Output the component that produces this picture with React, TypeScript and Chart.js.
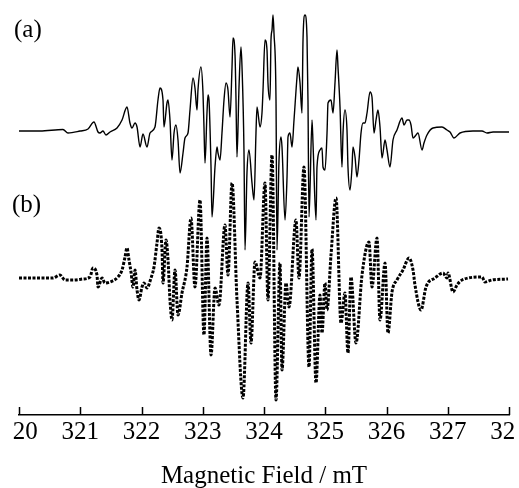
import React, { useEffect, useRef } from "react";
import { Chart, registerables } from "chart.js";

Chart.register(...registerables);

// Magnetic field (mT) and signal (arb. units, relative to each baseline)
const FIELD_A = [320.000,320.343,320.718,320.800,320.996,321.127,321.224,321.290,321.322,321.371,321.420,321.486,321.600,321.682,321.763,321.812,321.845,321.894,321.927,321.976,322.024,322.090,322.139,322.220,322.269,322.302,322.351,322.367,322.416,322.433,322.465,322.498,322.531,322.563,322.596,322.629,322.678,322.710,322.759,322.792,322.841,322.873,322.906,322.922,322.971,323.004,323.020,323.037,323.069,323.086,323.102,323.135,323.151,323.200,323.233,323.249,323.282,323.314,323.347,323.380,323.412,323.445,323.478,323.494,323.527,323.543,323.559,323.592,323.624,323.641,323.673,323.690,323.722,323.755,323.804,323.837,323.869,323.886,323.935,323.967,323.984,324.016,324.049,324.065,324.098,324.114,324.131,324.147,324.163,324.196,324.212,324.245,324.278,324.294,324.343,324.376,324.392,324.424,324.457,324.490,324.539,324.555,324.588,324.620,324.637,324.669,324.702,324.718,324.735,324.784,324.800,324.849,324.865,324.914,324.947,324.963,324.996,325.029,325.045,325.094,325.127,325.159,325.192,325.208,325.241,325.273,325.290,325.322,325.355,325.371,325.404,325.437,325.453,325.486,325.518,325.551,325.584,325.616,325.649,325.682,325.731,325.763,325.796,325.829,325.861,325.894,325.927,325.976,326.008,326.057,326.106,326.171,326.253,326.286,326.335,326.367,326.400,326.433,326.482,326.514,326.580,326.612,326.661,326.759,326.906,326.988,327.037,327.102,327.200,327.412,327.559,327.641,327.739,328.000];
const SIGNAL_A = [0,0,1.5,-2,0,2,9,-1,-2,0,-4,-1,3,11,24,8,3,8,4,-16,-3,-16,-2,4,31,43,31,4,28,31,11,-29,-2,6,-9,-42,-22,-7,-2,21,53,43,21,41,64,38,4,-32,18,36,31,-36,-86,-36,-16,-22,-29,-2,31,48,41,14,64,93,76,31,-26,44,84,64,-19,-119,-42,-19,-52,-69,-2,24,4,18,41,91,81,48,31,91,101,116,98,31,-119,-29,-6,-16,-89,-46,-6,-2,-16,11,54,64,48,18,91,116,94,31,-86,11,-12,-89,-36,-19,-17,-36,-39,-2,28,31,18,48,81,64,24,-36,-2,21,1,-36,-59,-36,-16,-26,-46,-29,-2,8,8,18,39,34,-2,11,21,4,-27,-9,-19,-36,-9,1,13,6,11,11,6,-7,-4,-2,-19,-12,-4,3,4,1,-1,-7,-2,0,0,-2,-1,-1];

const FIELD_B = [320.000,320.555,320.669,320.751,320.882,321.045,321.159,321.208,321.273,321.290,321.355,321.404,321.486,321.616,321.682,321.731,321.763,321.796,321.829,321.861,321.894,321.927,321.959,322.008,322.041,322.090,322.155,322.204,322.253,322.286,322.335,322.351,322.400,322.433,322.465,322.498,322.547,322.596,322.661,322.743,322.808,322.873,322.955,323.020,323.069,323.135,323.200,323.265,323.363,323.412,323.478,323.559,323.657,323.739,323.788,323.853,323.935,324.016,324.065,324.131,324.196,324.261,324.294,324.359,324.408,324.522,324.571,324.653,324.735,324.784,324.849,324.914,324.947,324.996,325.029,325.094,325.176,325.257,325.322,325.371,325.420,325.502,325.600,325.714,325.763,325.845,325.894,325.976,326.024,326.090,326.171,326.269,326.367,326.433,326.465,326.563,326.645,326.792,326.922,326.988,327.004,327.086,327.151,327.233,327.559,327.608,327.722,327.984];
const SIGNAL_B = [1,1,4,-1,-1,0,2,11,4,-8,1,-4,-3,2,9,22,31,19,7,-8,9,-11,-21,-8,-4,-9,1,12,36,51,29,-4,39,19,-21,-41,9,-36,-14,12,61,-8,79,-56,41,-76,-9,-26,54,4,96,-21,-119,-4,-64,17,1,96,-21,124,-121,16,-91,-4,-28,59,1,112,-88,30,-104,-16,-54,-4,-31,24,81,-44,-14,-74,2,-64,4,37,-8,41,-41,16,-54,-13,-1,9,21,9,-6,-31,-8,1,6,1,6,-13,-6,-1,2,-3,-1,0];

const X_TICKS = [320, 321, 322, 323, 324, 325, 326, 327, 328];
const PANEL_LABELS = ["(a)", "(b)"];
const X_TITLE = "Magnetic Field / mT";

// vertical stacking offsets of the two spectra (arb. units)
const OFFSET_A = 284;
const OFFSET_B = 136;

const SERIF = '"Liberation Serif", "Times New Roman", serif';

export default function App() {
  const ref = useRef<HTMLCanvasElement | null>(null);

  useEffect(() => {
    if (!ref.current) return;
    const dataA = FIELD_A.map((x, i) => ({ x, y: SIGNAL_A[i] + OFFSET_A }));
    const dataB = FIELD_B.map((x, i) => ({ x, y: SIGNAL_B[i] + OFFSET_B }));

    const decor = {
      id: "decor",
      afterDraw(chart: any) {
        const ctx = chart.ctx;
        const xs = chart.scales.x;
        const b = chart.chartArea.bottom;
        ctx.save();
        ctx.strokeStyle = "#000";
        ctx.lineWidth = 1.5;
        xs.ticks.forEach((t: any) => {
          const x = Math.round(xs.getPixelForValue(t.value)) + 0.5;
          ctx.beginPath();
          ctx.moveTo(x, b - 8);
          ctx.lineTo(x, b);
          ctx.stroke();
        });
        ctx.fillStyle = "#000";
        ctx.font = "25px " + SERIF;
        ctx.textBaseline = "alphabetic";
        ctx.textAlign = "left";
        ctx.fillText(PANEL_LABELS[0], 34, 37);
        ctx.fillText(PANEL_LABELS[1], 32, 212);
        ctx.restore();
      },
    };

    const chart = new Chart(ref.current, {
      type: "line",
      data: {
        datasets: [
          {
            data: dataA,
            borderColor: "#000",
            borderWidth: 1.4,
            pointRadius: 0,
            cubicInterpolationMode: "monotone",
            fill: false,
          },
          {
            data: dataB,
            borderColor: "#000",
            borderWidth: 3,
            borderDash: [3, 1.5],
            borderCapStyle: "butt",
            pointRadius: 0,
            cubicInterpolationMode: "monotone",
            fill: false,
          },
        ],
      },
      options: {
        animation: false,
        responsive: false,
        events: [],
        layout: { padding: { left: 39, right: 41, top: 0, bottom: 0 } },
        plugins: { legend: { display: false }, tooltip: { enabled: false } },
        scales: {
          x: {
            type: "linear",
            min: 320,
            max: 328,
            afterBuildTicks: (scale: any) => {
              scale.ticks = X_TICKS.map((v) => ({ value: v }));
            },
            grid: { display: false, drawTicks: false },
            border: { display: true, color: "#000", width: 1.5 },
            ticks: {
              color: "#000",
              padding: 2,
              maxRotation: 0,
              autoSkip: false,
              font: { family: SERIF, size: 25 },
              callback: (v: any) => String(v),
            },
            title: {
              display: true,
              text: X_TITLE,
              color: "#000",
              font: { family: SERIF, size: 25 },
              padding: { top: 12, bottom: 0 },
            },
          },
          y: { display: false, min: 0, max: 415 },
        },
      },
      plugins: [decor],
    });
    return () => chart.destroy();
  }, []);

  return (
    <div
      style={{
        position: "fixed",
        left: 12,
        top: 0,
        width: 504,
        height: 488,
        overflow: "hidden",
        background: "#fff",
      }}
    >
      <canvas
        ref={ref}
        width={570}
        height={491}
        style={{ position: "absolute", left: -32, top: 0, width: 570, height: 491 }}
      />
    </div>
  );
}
────────────────────────────────────────
> Exercise instructions
Could you repeat all of the material exactly? Pictures should not be copied.

> Expected answer
Output the component that produces this picture with React, TypeScript and Chart.js.
import React, { useEffect, useRef } from "react";
import { Chart, registerables } from "chart.js";

Chart.register(...registerables);

// Magnetic field (mT) and signal (arb. units, relative to each baseline)
const FIELD_A = [320.000,320.343,320.718,320.800,320.996,321.127,321.224,321.290,321.322,321.371,321.420,321.486,321.600,321.682,321.763,321.812,321.845,321.894,321.927,321.976,322.024,322.090,322.139,322.220,322.269,322.302,322.351,322.367,322.416,322.433,322.465,322.498,322.531,322.563,322.596,322.629,322.678,322.710,322.759,322.792,322.841,322.873,322.906,322.922,322.971,323.004,323.020,323.037,323.069,323.086,323.102,323.135,323.151,323.200,323.233,323.249,323.282,323.314,323.347,323.380,323.412,323.445,323.478,323.494,323.527,323.543,323.559,323.592,323.624,323.641,323.673,323.690,323.722,323.755,323.804,323.837,323.869,323.886,323.935,323.967,323.984,324.016,324.049,324.065,324.098,324.114,324.131,324.147,324.163,324.196,324.212,324.245,324.278,324.294,324.343,324.376,324.392,324.424,324.457,324.490,324.539,324.555,324.588,324.620,324.637,324.669,324.702,324.718,324.735,324.784,324.800,324.849,324.865,324.914,324.947,324.963,324.996,325.029,325.045,325.094,325.127,325.159,325.192,325.208,325.241,325.273,325.290,325.322,325.355,325.371,325.404,325.437,325.453,325.486,325.518,325.551,325.584,325.616,325.649,325.682,325.731,325.763,325.796,325.829,325.861,325.894,325.927,325.976,326.008,326.057,326.106,326.171,326.253,326.286,326.335,326.367,326.400,326.433,326.482,326.514,326.580,326.612,326.661,326.759,326.906,326.988,327.037,327.102,327.200,327.412,327.559,327.641,327.739,328.000];
const SIGNAL_A = [0,0,1.5,-2,0,2,9,-1,-2,0,-4,-1,3,11,24,8,3,8,4,-16,-3,-16,-2,4,31,43,31,4,28,31,11,-29,-2,6,-9,-42,-22,-7,-2,21,53,43,21,41,64,38,4,-32,18,36,31,-36,-86,-36,-16,-22,-29,-2,31,48,41,14,64,93,76,31,-26,44,84,64,-19,-119,-42,-19,-52,-69,-2,24,4,18,41,91,81,48,31,91,101,116,98,31,-119,-29,-6,-16,-89,-46,-6,-2,-16,11,54,64,48,18,91,116,94,31,-86,11,-12,-89,-36,-19,-17,-36,-39,-2,28,31,18,48,81,64,24,-36,-2,21,1,-36,-59,-36,-16,-26,-46,-29,-2,8,8,18,39,34,-2,11,21,4,-27,-9,-19,-36,-9,1,13,6,11,11,6,-7,-4,-2,-19,-12,-4,3,4,1,-1,-7,-2,0,0,-2,-1,-1];

const FIELD_B = [320.000,320.555,320.669,320.751,320.882,321.045,321.159,321.208,321.273,321.290,321.355,321.404,321.486,321.616,321.682,321.731,321.763,321.796,321.829,321.861,321.894,321.927,321.959,322.008,322.041,322.090,322.155,322.204,322.253,322.286,322.335,322.351,322.400,322.433,322.465,322.498,322.547,322.596,322.661,322.743,322.808,322.873,322.955,323.020,323.069,323.135,323.200,323.265,323.363,323.412,323.478,323.559,323.657,323.739,323.788,323.853,323.935,324.016,324.065,324.131,324.196,324.261,324.294,324.359,324.408,324.522,324.571,324.653,324.735,324.784,324.849,324.914,324.947,324.996,325.029,325.094,325.176,325.257,325.322,325.371,325.420,325.502,325.600,325.714,325.763,325.845,325.894,325.976,326.024,326.090,326.171,326.269,326.367,326.433,326.465,326.563,326.645,326.792,326.922,326.988,327.004,327.086,327.151,327.233,327.559,327.608,327.722,327.984];
const SIGNAL_B = [1,1,4,-1,-1,0,2,11,4,-8,1,-4,-3,2,9,22,31,19,7,-8,9,-11,-21,-8,-4,-9,1,12,36,51,29,-4,39,19,-21,-41,9,-36,-14,12,61,-8,79,-56,41,-76,-9,-26,54,4,96,-21,-119,-4,-64,17,1,96,-21,124,-121,16,-91,-4,-28,59,1,112,-88,30,-104,-16,-54,-4,-31,24,81,-44,-14,-74,2,-64,4,37,-8,41,-41,16,-54,-13,-1,9,21,9,-6,-31,-8,1,6,1,6,-13,-6,-1,2,-3,-1,0];

const X_TICKS = [320, 321, 322, 323, 324, 325, 326, 327, 328];
const PANEL_LABELS = ["(a)", "(b)"];
const X_TITLE = "Magnetic Field / mT";

// vertical stacking offsets of the two spectra (arb. units)
const OFFSET_A = 284;
const OFFSET_B = 136;

const SERIF = '"Liberation Serif", "Times New Roman", serif';

export default function App() {
  const ref = useRef<HTMLCanvasElement | null>(null);

  useEffect(() => {
    if (!ref.current) return;
    const dataA = FIELD_A.map((x, i) => ({ x, y: SIGNAL_A[i] + OFFSET_A }));
    const dataB = FIELD_B.map((x, i) => ({ x, y: SIGNAL_B[i] + OFFSET_B }));

    const decor = {
      id: "decor",
      afterDraw(chart: any) {
        const ctx = chart.ctx;
        const xs = chart.scales.x;
        const b = chart.chartArea.bottom;
        ctx.save();
        ctx.strokeStyle = "#000";
        ctx.lineWidth = 1.5;
        xs.ticks.forEach((t: any) => {
          const x = Math.round(xs.getPixelForValue(t.value)) + 0.5;
          ctx.beginPath();
          ctx.moveTo(x, b - 8);
          ctx.lineTo(x, b);
          ctx.stroke();
        });
        ctx.fillStyle = "#000";
        ctx.font = "25px " + SERIF;
        ctx.textBaseline = "alphabetic";
        ctx.textAlign = "left";
        ctx.fillText(PANEL_LABELS[0], 34, 37);
        ctx.fillText(PANEL_LABELS[1], 32, 212);
        ctx.restore();
      },
    };

    const chart = new Chart(ref.current, {
      type: "line",
      data: {
        datasets: [
          {
            data: dataA,
            borderColor: "#000",
            borderWidth: 1.4,
            pointRadius: 0,
            cubicInterpolationMode: "monotone",
            fill: false,
          },
          {
            data: dataB,
            borderColor: "#000",
            borderWidth: 3,
            borderDash: [3, 1.5],
            borderCapStyle: "butt",
            pointRadius: 0,
            cubicInterpolationMode: "monotone",
            fill: false,
          },
        ],
      },
      options: {
        animation: false,
        responsive: false,
        events: [],
        layout: { padding: { left: 39, right: 41, top: 0, bottom: 0 } },
        plugins: { legend: { display: false }, tooltip: { enabled: false } },
        scales: {
          x: {
            type: "linear",
            min: 320,
            max: 328,
            afterBuildTicks: (scale: any) => {
              scale.ticks = X_TICKS.map((v) => ({ value: v }));
            },
            grid: { display: false, drawTicks: false },
            border: { display: true, color: "#000", width: 1.5 },
            ticks: {
              color: "#000",
              padding: 2,
              maxRotation: 0,
              autoSkip: false,
              font: { family: SERIF, size: 25 },
              callback: (v: any) => String(v),
            },
            title: {
              display: true,
              text: X_TITLE,
              color: "#000",
              font: { family: SERIF, size: 25 },
              padding: { top: 12, bottom: 0 },
            },
          },
          y: { display: false, min: 0, max: 415 },
        },
      },
      plugins: [decor],
    });
    return () => chart.destroy();
  }, []);

  return (
    <div
      style={{
        position: "fixed",
        left: 12,
        top: 0,
        width: 504,
        height: 488,
        overflow: "hidden",
        background: "#fff",
      }}
    >
      <canvas
        ref={ref}
        width={570}
        height={491}
        style={{ position: "absolute", left: -32, top: 0, width: 570, height: 491 }}
      />
    </div>
  );
}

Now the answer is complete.